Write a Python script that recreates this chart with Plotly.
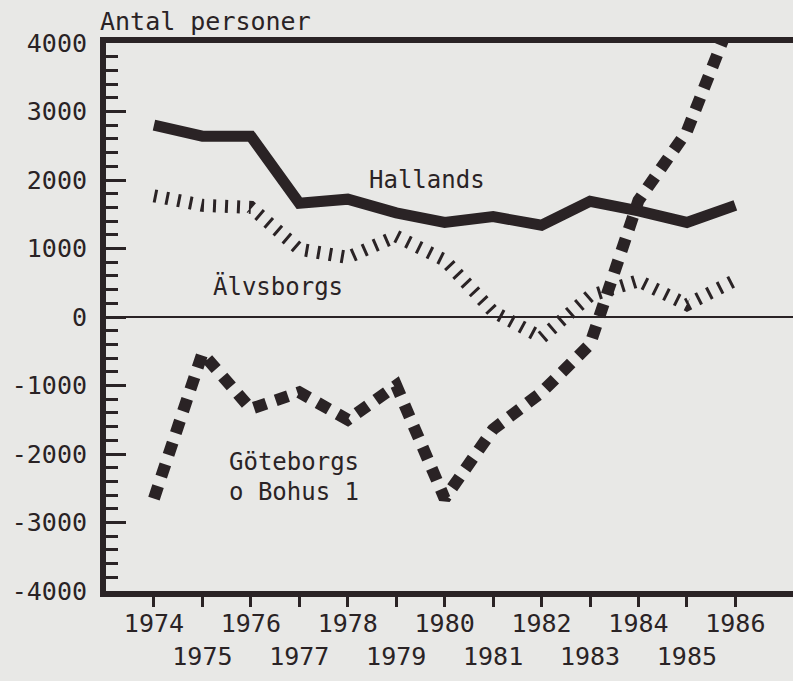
import plotly.graph_objects as go

# net migration per county
years = list(range(1974, 1987))
hallands = [2800, 2640, 2640, 1660, 1720, 1520, 1380, 1465, 1340, 1690, 1550, 1380, 1630]
alvsborgs = [1770, 1630, 1600, 990, 870, 1180, 830, 80, -300, 310, 530, 180, 540]
goteborgs = [-2650, -530, -1340, -1100, -1500, -1000, -2650, -1640, -1100, -400, 1700, 2710, 4500]

y_ticks = [4000, 3000, 2000, 1000, 0, -1000, -2000, -3000, -4000]
y_labels = ["4000", "3000", "2000", "1000", "0", "-1000", "-2000", "-3000", "-4000"]
# odd years sit on a second row under the axis
x_labels = [str(y) if y % 2 == 0 else "<br>" + str(y) for y in years]

INK = "#2a2325"
BG = "#e8e8e6"
FONT = "DejaVu Sans Mono"

fig = go.Figure()
fig.add_trace(go.Scatter(
    x=years, y=hallands, mode="lines", hoverinfo="skip",
    line=dict(color=INK, width=11),
))
fig.add_trace(go.Scatter(
    x=years, y=alvsborgs, mode="lines", hoverinfo="skip",
    line=dict(color=INK, width=13, dash="3px,9px"),
))
fig.add_trace(go.Scatter(
    x=years, y=goteborgs, mode="lines", hoverinfo="skip",
    line=dict(color=INK, width=12, dash="13px,10px"),
))

fig.update_xaxes(
    range=[1973.01, 1987.19],
    tickvals=years,
    ticktext=x_labels,
    tickangle=0,
    ticks="outside", ticklen=10, tickwidth=3, tickcolor=INK,
    showline=True, linewidth=6, linecolor=INK, mirror=True,
    showgrid=False, zeroline=False,
    ticklabelstandoff=-5,
    automargin=False,
    tickfont=dict(family=FONT, size=25, color=INK),
)
fig.update_yaxes(
    range=[-4000, 4000],
    tickvals=y_ticks,
    ticktext=y_labels,
    ticks="inside", ticklen=20, tickwidth=3, tickcolor=INK,
    minor=dict(dtick=200, ticks="inside", ticklen=12, tickwidth=3,
               tickcolor=INK, showgrid=False),
    showline=True, linewidth=6, linecolor=INK, mirror=False,
    showgrid=False,
    zeroline=True, zerolinewidth=2, zerolinecolor=INK,
    ticklabelstandoff=8,
    automargin=False,
    tickfont=dict(family=FONT, size=25, color=INK),
)

label_font = dict(family=FONT, size=24, color=INK)
fig.add_annotation(x=-0.012, y=1.04, xref="paper", yref="paper",
                   text="Antal personer", showarrow=False,
                   xanchor="left", yanchor="middle",
                   font=dict(family=FONT, size=25, color=INK))
fig.add_annotation(x=1979.63, y=2000, text="Hallands", showarrow=False,
                   xanchor="center", yanchor="middle", font=label_font)
fig.add_annotation(x=1976.57, y=445, text="Älvsborgs", showarrow=False,
                   xanchor="center", yanchor="middle", font=label_font)
fig.add_annotation(x=1975.5, y=-2124, text="Göteborgs", showarrow=False,
                   xanchor="left", yanchor="middle", font=label_font)
fig.add_annotation(x=1975.5, y=-2550, text="o Bohus 1", showarrow=False,
                   xanchor="left", yanchor="middle", font=label_font)

fig.update_layout(
    width=793, height=681,
    margin=dict(l=106, r=0, t=43, b=90),
    paper_bgcolor=BG, plot_bgcolor=BG,
    showlegend=False,
)

# drop the browser's default 8px body margin so the figure fills the window
fig.write_html(
    "out.html",
    config={"displayModeBar": False},
    post_script="document.body.style.margin='0';"
                "document.body.style.background='" + BG + "';",
)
####################
[What is asked]
Tally the lines above that contain the word "chart", and reply with only the number.

[The answer]
1